Et le plus étrange dans cette histoire, c’est qu’à la période précise où la population de mulots explose, en juin-juillet, les renards deviennent des chasseurs de mulots encore plus piêtres. Les femelles ont mis bas de nombreux petits — normalement quatre à six, mais parfois jusqu’à quatorze. Avec tous ces renardeaux fraîchement sevrés et affamés, un plus grand apport de nourriture est exigé. Gageons que gaver tous ces petits estomacs criant famine n’est guère une sinécure. Le renard, ordinairement nocturne, se voit contraint de chasser aussi en plein soleil. Si son taux de réussite comme chasseur est toujours à la baisse, ce n’est certes pas faute de persévérance.
Alors, où gît le problème? Les herbes. Devenues plus denses et abondantes au début de l’été, les herbes qu’agite la brise émettent de légers bruissements parasites, auxquels viennent s’ajouter de surcroît les bruits de déplacement du renard fendant ces herbes.

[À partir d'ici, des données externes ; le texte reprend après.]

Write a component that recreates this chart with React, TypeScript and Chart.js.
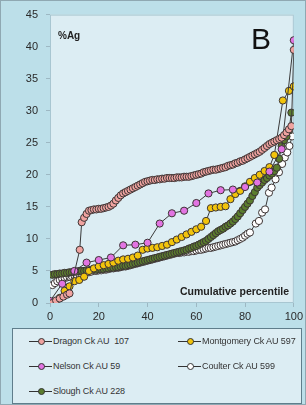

Les riziculteurs avaient depuis longtemps compris que plus que tout autre animal, Maître Goupil consommait son content de mulots. Il n’est point surprenant dans ces conditions que ces chasseurs devinrent l’objet de toute leur sollicitude, à telle enseigne qu’ils finirent par être honorés comme messagers divins dans les sanctuaires Inari.
Autre fait intéressant à propos des sanctuaires Inari et des renards. Réputés raffoler de abura-age (la peau frite du tofu), ce mets est devenu une offrande des plus communes dans les sanctuaires Inari. Et il semblerait même que cette peau frite de tofu serait un substitut d’offrande, plus commode, pour les campagnols et mulots.